INFORMATION SHOWN:
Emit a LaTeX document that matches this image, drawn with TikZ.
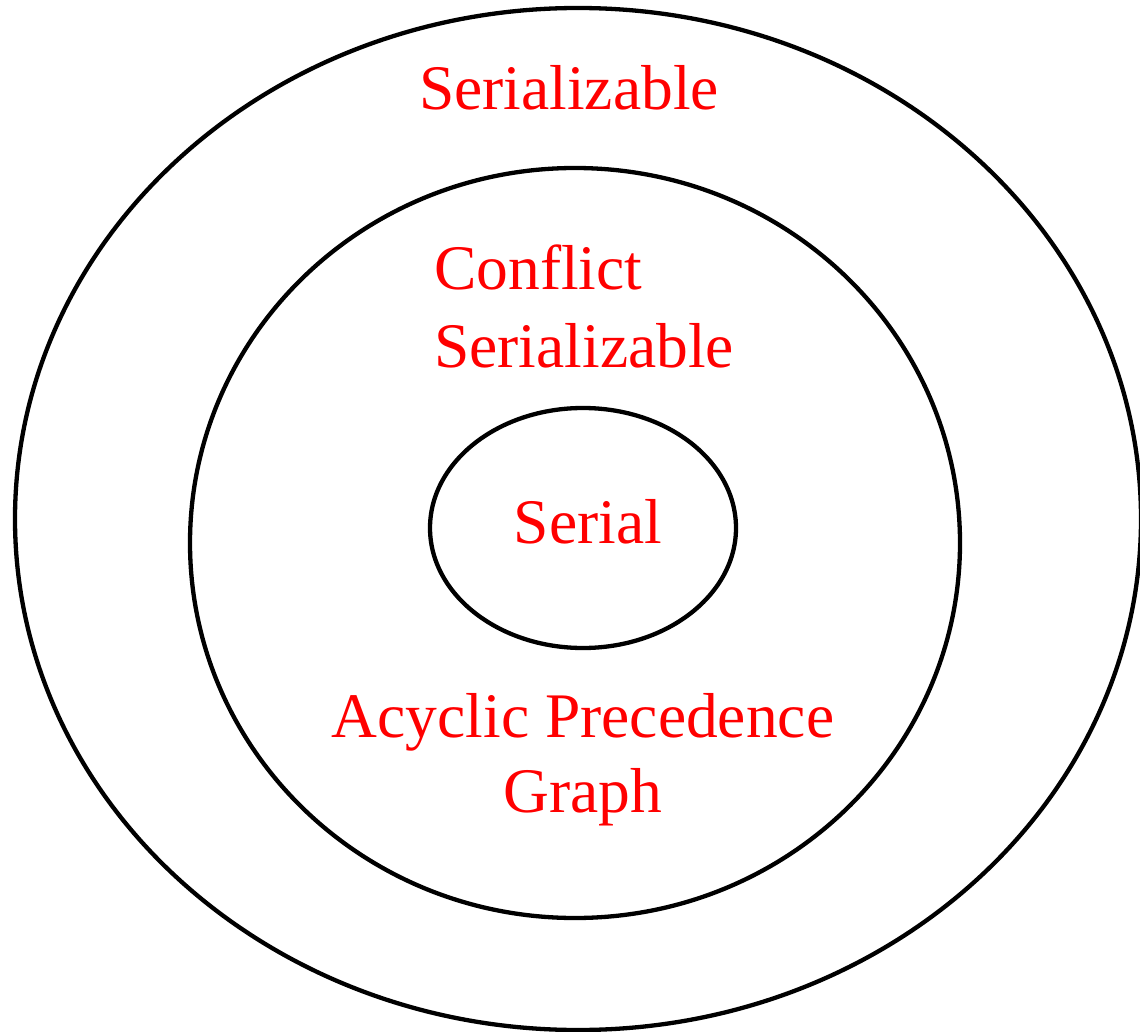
\documentclass[tikz,border=0pt]{standalone}
\usepackage{fontspec}
\setmainfont{Liberation Serif}
\begin{document}
\begin{tikzpicture}[x=1pt,y=-1pt,
  ring/.style={draw=black,line width=4.3pt},
  lbl/.style={text=red,font=\fontsize{63.5}{76}\selectfont,inner sep=0pt,anchor=base}]
\useasboundingbox (0,0) rectangle (1140,1032);
\clip (0,0) rectangle (1140,1032);
\draw[ring] (578,519) ellipse [x radius=563, y radius=511];
\draw[ring] (575,543) ellipse [x radius=385, y radius=375];
\draw[ring] (583,528) ellipse [x radius=153, y radius=120];
\node[lbl] (ser) at (569,110) {Serializable};
\node[lbl,anchor=base west] (conf) at (434,290) {Conflict};
\node[lbl,anchor=base west] (confser) at (434,367) {Serializable};
\node[lbl] (serial) at (588,543) {Serial};
\node[lbl] (acyc) at (583,737) {Acyclic Precedence};
\node[lbl] (graph) at (583,812) {Graph};
\end{tikzpicture}
\end{document}
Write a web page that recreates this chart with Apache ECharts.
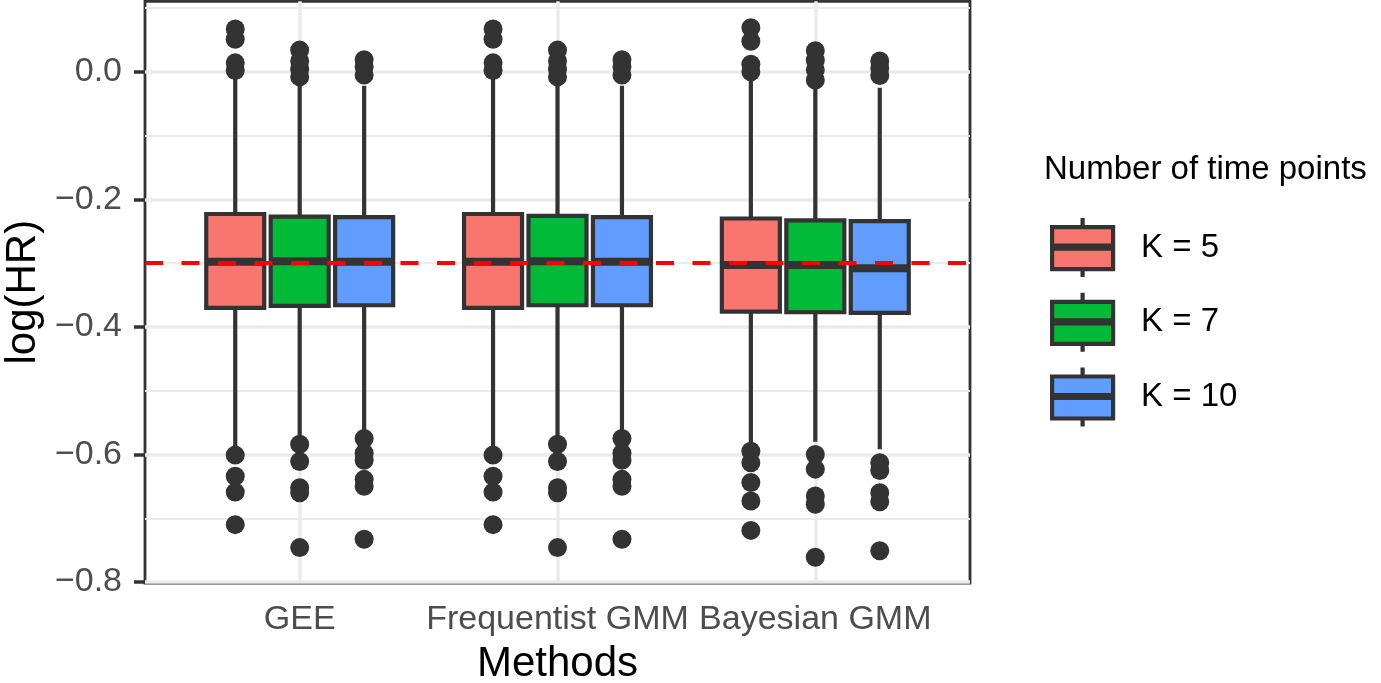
<!DOCTYPE html>
<html>
<head>
<meta charset="utf-8">
<script src="https://cdn.jsdelivr.net/npm/echarts@6/dist/echarts.min.js"></script>
<style>
  html, body { margin: 0; padding: 0; background: #fff; }
  #chart { width: 1381px; height: 683px; }
</style>
</head>
<body>
<div id="chart"></div>
<script>
const methods = ['GEE', 'Frequentist GMM', 'Bayesian GMM'];
const groups = ['K = 5', 'K = 7', 'K = 10'];
const colors = ['#F8766D', '#00BA38', '#619CFF'];

// per method: [lower whisker, Q1, median, Q3, upper whisker]
const boxK5 = [
  [-0.588, -0.370, -0.298, -0.223, -0.005],
  [-0.588, -0.370, -0.298, -0.223, -0.005],
  [-0.590, -0.376, -0.303, -0.230, -0.012]
];
const boxK7 = [
  [-0.575, -0.367, -0.297, -0.227, -0.018],
  [-0.575, -0.366, -0.297, -0.226, -0.018],
  [-0.580, -0.377, -0.303, -0.233, -0.025]
];
const boxK10 = [
  [-0.565, -0.366, -0.298, -0.228, -0.022],
  [-0.565, -0.366, -0.298, -0.228, -0.022],
  [-0.592, -0.378, -0.308, -0.234, -0.025]
];

// outlying points per method
const outK5 = [
  [0.067, 0.051, 0.014, 0.002, -0.601, -0.634, -0.659, -0.710],
  [0.067, 0.051, 0.014, 0.002, -0.601, -0.634, -0.659, -0.710],
  [0.069, 0.048, 0.012, 0.000, -0.595, -0.613, -0.644, -0.673, -0.719]
];
const outK7 = [
  [0.034, 0.017, 0.004, -0.008, -0.584, -0.611, -0.652, -0.660, -0.746],
  [0.034, 0.017, 0.004, -0.008, -0.584, -0.611, -0.652, -0.660, -0.746],
  [0.033, 0.018, 0.003, -0.013, -0.600, -0.623, -0.665, -0.678, -0.761]
];
const outK10 = [
  [0.019, 0.008, -0.005, -0.575, -0.598, -0.609, -0.639, -0.650, -0.733],
  [0.019, 0.008, -0.005, -0.575, -0.598, -0.609, -0.639, -0.650, -0.733],
  [0.017, 0.006, -0.006, -0.613, -0.625, -0.660, -0.674, -0.751]
];

const yTicks = [-0.8, -0.6, -0.4, -0.2, 0];
const yMinor = [-0.7, -0.5, -0.3, -0.1, 0.1];
const xTicks = [1, 2, 3];
const refLine = -0.3;

const boxes = [boxK5, boxK7, boxK10];
const outs = [outK5, outK7, outK10];
const dodge = [-0.25, 0, 0.25];
const boxWidth = 0.225;
const dark = '#333333';
const font = 'Liberation Sans, Arial, sans-serif';
const lw = 4.2;

const chart = echarts.init(document.getElementById('chart'));

function renderBox(offset) {
  return function (params, api) {
    const x = api.value(0) + offset;
    const lo = api.coord([x, api.value(1)]);
    const q1 = api.coord([x, api.value(2)]);
    const md = api.coord([x, api.value(3)]);
    const q3 = api.coord([x, api.value(4)]);
    const hi = api.coord([x, api.value(5)]);
    const half = api.size([boxWidth, 0])[0] / 2;
    const fill = api.visual('color');
    return {
      type: 'group',
      children: [
        { type: 'line', shape: { x1: lo[0], y1: lo[1], x2: q1[0], y2: q1[1] }, style: { stroke: dark, lineWidth: lw } },
        { type: 'line', shape: { x1: q3[0], y1: q3[1], x2: hi[0], y2: hi[1] }, style: { stroke: dark, lineWidth: lw } },
        { type: 'rect', shape: { x: q3[0] - half, y: q3[1], width: half * 2, height: q1[1] - q3[1] },
          style: { fill: fill, stroke: dark, lineWidth: lw } },
        { type: 'line', shape: { x1: md[0] - half, y1: md[1], x2: md[0] + half, y2: md[1] }, style: { stroke: dark, lineWidth: 8 } }
      ]
    };
  };
}

const series = [];

// background grid lines
series.push({
  type: 'scatter',
  name: 'gridlines',
  data: [],
  silent: true,
  markLine: {
    z: 1,
    silent: true,
    symbol: 'none',
    label: { show: false },
    emphasis: { disabled: true },
    lineStyle: { color: '#EBEBEB', type: 'solid' },
    data: [
      ...yMinor.map(v => ({ yAxis: v, lineStyle: { width: 1.8, color: '#EBEBEB', type: 'solid' } })),
      ...yTicks.map(v => ({ yAxis: v, lineStyle: { width: 3.5, color: '#EBEBEB', type: 'solid' } })),
      ...xTicks.map(v => ({ xAxis: v, lineStyle: { width: 3.5, color: '#EBEBEB', type: 'solid' } }))
    ]
  }
});

groups.forEach((g, k) => {
  series.push({
    type: 'custom',
    name: g,
    z: 3,
    itemStyle: { color: colors[k] },
    renderItem: renderBox(dodge[k]),
    encode: { x: 0, y: [1, 2, 3, 4, 5] },
    data: boxes[k].map((b, i) => [i + 1].concat(b))
  });
});

groups.forEach((g, k) => {
  const pts = [];
  outs[k].forEach((vals, i) => vals.forEach(v => pts.push([i + 1 + dodge[k], v])));
  series.push({
    type: 'scatter',
    name: 'outliers ' + g,
    z: 4,
    symbolSize: 19,
    itemStyle: { color: dark, opacity: 1 },
    data: pts
  });
});

// reference line
series.push({
  type: 'scatter',
  name: 'reference',
  data: [],
  markLine: {
    z: 10,
    silent: true,
    symbol: 'none',
    label: { show: false },
    emphasis: { disabled: true },
    lineStyle: { color: '#FF0000', width: 4, type: [18, 18.5] },
    data: [{ yAxis: refLine }]
  }
});

const option = {
  backgroundColor: '#ffffff',
  animation: false,
  textStyle: { fontFamily: font },
  title: {
    text: 'Number of time points',
    left: 1044,
    top: 153,
    padding: 0,
    textStyle: { fontFamily: font, fontSize: 33, fontWeight: 'normal', color: '#000' }
  },
  legend: {
    data: groups,
    orient: 'vertical',
    left: 1050,
    top: 216,
    padding: 0,
    itemWidth: 61,
    itemHeight: 59,
    itemGap: 11.5,
    selectedMode: false,
    icon: 'path://M30.5,0L30.5,9M0,9L61,9L61,51L0,51ZM0,27.5L61,27.5L61,30.5L0,30.5ZM30.5,51L30.5,59',
    itemStyle: { borderColor: dark, borderWidth: lw },
    textStyle: { fontFamily: font, fontSize: 33, color: '#000', padding: [0, 0, 0, 23] }
  },
  grid: {
    left: 145,
    right: 411,
    top: 1.3,
    bottom: 100,
    show: true,
    borderColor: dark,
    borderWidth: 2.8,
    backgroundColor: 'transparent',
    containLabel: false,
    outerBoundsMode: 'none'
  },
  xAxis: {
    type: 'value',
    min: 0.4,
    max: 3.6,
    name: 'Methods',
    nameLocation: 'middle',
    nameGap: 60,
    nameTextStyle: { fontFamily: font, fontSize: 42, color: '#000' },
    axisLine: { show: false },
    splitLine: { show: false },
    axisTick: { show: true, length: 11, customValues: xTicks, lineStyle: { color: dark, width: 3.5 } },
    axisLabel: {
      customValues: xTicks,
      margin: 20,
      fontFamily: font,
      fontSize: 34,
      color: '#4D4D4D',
      formatter: v => methods[Math.round(v) - 1]
    }
  },
  yAxis: {
    type: 'value',
    min: -0.8015,
    max: 0.1105,
    name: 'log(HR)',
    nameLocation: 'middle',
    nameGap: 100,
    nameTextStyle: { fontFamily: font, fontSize: 42, color: '#000' },
    axisLine: { show: false },
    splitLine: { show: false },
    axisTick: { show: true, length: 11, customValues: yTicks, lineStyle: { color: dark, width: 3.5 } },
    axisLabel: {
      customValues: yTicks,
      margin: 23,
      fontFamily: font,
      fontSize: 34,
      color: '#4D4D4D',
      formatter: v => (v < 0 ? '\u2212' : '') + Math.abs(v).toFixed(1)
    }
  },
  series: series
};

chart.setOption(option);
window.addEventListener('resize', () => chart.resize());
</script>
</body>
</html>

TASK PROMPT: Above are entries; state the number of lines among them that contain "this", and nothing else.

EXERCISE RESULT: 2